Desert Willow

Desert Willow

Species: Chilopsis linearis
Alternate names: Flowering willow; willow-leaved catalpa
Leaves: The desert willow's long, narrow green leaves inspired the genus name "chilopsis," from the Greek for "resembling lips."
Flowers: Bell-shaped flowers ranging in color from white to pink.
Advantages: Fast grower, drought tolerant and easy to maintain. Can be pruned into a tree or left to grow as a multi-trunked shrub. Produces blooms throughout the summer. Attracts butterflies and hummingbirds. Spreads prolifically.
Disadvantages: Drops leaves and looks barren in winter. Has a relatively short life span of approximately 20 years.

The desert willow is a remarkably resilient species that grows rapidly in arid conditions that would kill most other trees. It rises up on median strips, in vacant lots—even through cracks in the pavement.

Once established, the desert willow requires very little care.

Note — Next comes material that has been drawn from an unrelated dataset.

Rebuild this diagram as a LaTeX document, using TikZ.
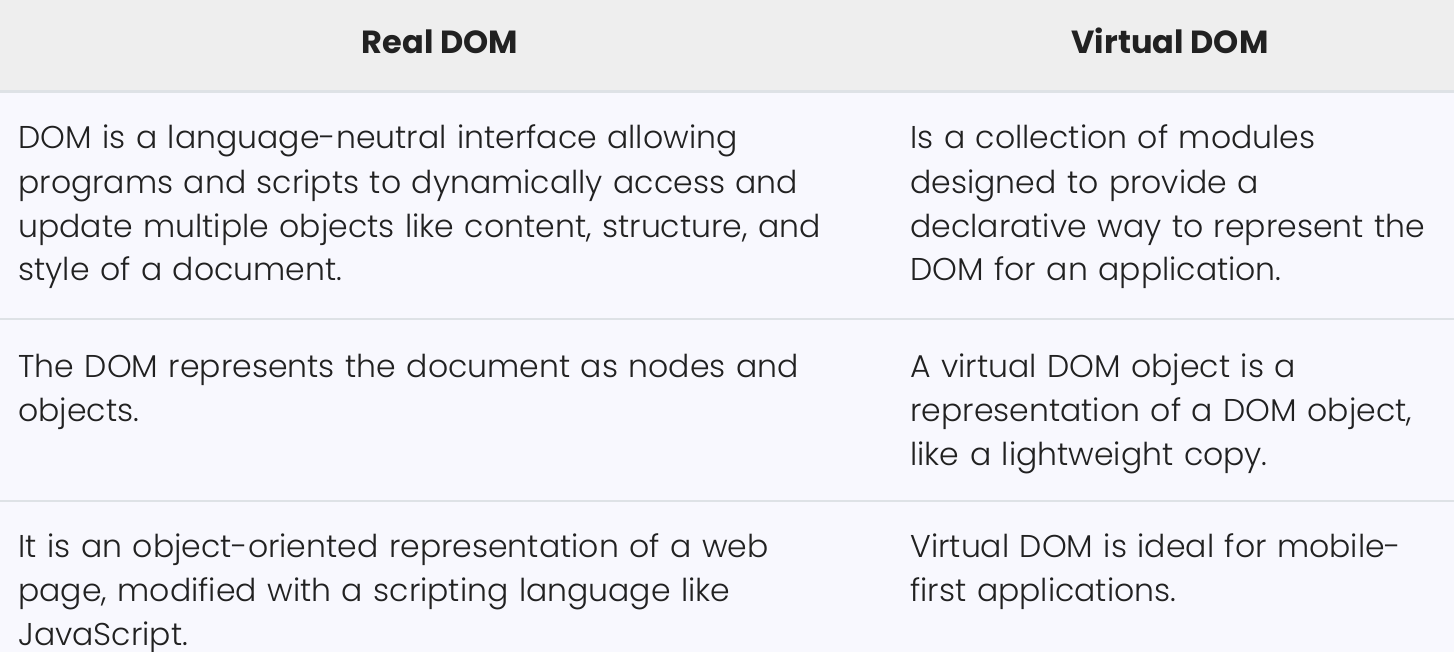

An untended willow will take on the appearance of a shrub, with multiple trunks at or near ground level. It can easily be groomed into a small tree by cutting away branches near the base. At maturity, it will reach a height of 25 to 30 feet.

The desert willow produces its fluffy seeds inside a long capsule/bean. You can grow them from seeds or cuttings, or, you can buy one, plant it and wait a couple of years—chances are several progeny will take root in your yard from the original plant's scattered seeds.

Despite its name, the desert willow is not actually a willow, but a member of the bignonia family, which includes the catalpa and jacaranda trees.